Here it should have one upper bound by considering the range of target
supported offset (calling it as offset_UF_bound).

I have some concerns on the ivopts_UF computed like this way, since here
we only compute it by considering all address type iv uses, but don't
consider the other iv uses.  It's possible that there are some iv uses
who prefer iv cands which lead to indexed addressing, we can possibly
miss that.  If we want to consider all iv uses globally, it's like to
run the IV selection and conclude the ivopts_UF.  For me, it looks very
hard in the current framework, but we probably can have one range from
low bound to upper bound and iterate it for iv selection till we can
find one or all finish (can be binary searching even), it's seems still
not good due to the possible time consuming.  // (A)

Apart from this, let's assume we have determined one ivopts_UF (have
considered the offset_UF_bound), do we need to take care of some other
possible upper bounds? especially those ones we process in RTL unroller.

This question originates from the concern that when we determine the
ivopts_UF, we only focus on those iv cand and iv uses (whatever all or 
just address type), it's likely that some/most statements of the loop
aren't qualified to show up as iv uses.  Then we can have calculated
ivopts_UF 4, but actually the loop size is big and UF is 2 according
to RTL unroller handlings, since IVOPTs perform early so we will make
it unroll 4 times first then degrade the performance (causing more
spillings etc.).  Here ivopts_UF computation focuses on bump costs
saving, it may not be the critical thing for the loop, comparing to
those similar passes who want to drive unrolling and truely make more
gains (typically more parallelism like vectorization and SMS).  // (B)

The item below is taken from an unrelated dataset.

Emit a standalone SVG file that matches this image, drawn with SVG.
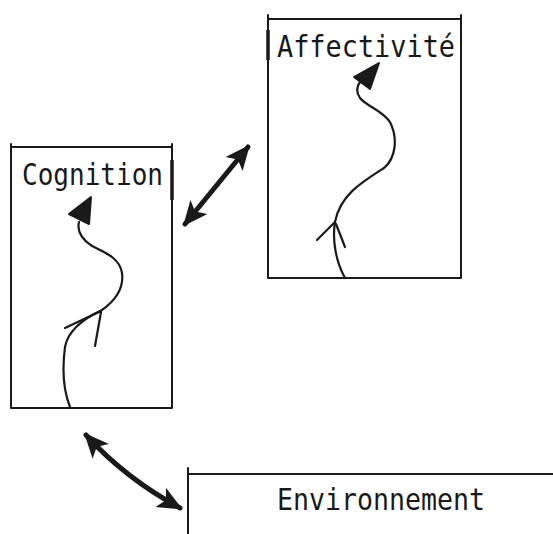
<svg xmlns="http://www.w3.org/2000/svg" width="553" height="534" viewBox="0 0 553 534">
<style>
.box{fill:none;stroke:#1a1a1a;stroke-width:2;stroke-linecap:round}
.lbl{font-family:"DejaVu Sans Mono","Liberation Mono",monospace;font-size:30px;fill:#1a1a1a}
.link{fill:none;stroke:#1a1a1a;stroke-width:5;stroke-linecap:round}
.flow{fill:none;stroke:#1a1a1a;stroke-width:2.2;stroke-linecap:round;stroke-linejoin:round}
.head{fill:#1a1a1a;stroke:#1a1a1a;stroke-width:2;stroke-linejoin:round}
</style>
<defs>
<marker id="big" markerUnits="userSpaceOnUse" viewBox="0 0 26 24" refX="22" refY="12" markerWidth="26" markerHeight="24" orient="auto-start-reverse">
<path d="M0,1 L25,12 L0,23 L6,12 Z" fill="#1a1a1a"/>
</marker>
</defs>
<g id="affectivite">
<path class="box" d="M268,15 V278 M268,19 H461 M461,15 V278 M268,278 H461"/>
<path d="M268,30 V60" stroke="#1a1a1a" stroke-width="3.5"/>
<text class="lbl" x="277" y="57" textLength="178" lengthAdjust="spacingAndGlyphs">Affectivité</text>
<path class="flow" d="M345,278 C336,262 332,240 335,222 C340,195 362,182 384,168 C396,158 398,138 390,122 C382,110 366,106 360,98 C356,92 357,86 360,82"/>
<path class="head" d="M354,77 L379,63 L370,89 Z"/>
<path class="flow" d="M335,222 L317,240 M336,224 L345,247"/>
</g>
<g id="cognition">
<path class="box" d="M11,144 V408 M11,147 H172 M172,144 V408 M11,408 H172"/>
<path d="M172,160 V200" stroke="#1a1a1a" stroke-width="3.5"/>
<text class="lbl" x="22" y="185" textLength="141" lengthAdjust="spacingAndGlyphs">Cognition</text>
<path class="flow" d="M70,407 C64,392 62,370 65,347 C68,330 85,318 102,310 C116,300 124,288 122,273 C120,258 104,252 92,246 C80,238 77,230 79,222"/>
<path class="head" d="M69,214 L91,197 L89,224 Z"/>
<path class="flow" d="M101,311 L65,328 M101,312 L95,346"/>
</g>
<g id="environnement">
<path class="box" d="M188,468 V534 M188,474 H553"/>
<text class="lbl" x="277" y="510" textLength="208" lengthAdjust="spacingAndGlyphs">Environnement</text>
</g>
<g id="connectors">
<path class="link" d="M185,224 L248,147" marker-start="url(#big)" marker-end="url(#big)"/>
<path class="link" d="M86,435 Q125,478 180,508" marker-start="url(#big)" marker-end="url(#big)"/>
</g>
</svg>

So I think we may need to consider UF determination from RTL unroller
somehow, like to respect parameters for unrolling and loop_unroll_adjust
hook if it works in gimple phase.  I assume that there are some tuning
work behind those parameters and hooks.

As above, then the approach seems to be like:
  1. compute ivopts_UF
  2. adjust it according to reg-offset allowable range.
  3. adjust it to respect RTL UF determination. // for (B)
  4. adjust the costs according to this ivopts_UF.
  5. iv selection as usual.
  6. check the iv set as expected. // 4,5,6 for (A)
  7. post-pass unrolling as ivopts_UF.

For 5-7, it can be replaced as to halt the ivopts processing for the
loop, unroll it as ivopts_UF, rerun the ivopts again, but I think we
need to rerun the analysis on the unrolled loop then.  Since we already
have decided the UF, it looks not different to unroll it in post-pass,
or at the end of pass, just making sure the unrolling to happen.

> 
>>    For IVOPTS, it's more like that it doesn't care what the unrolling
>>    factor should be, but it needs to know what the unrolling factor
>>    would be, then do optimal IV selection based on that.  So it's not
>>    good to get it to decide the unrolling factor.
> 
> Well, currently with the stupid RTL unroller you will know it will
> be unrolled 8 times unless it is cold or doesn't iterate enough.
> There's not much costing going on in the RTL unroller (unless you
> go wild with target hooks).

But I guess there were some tuning work behind those things?
Like some condition checks, parameters and hooks to adjust the value.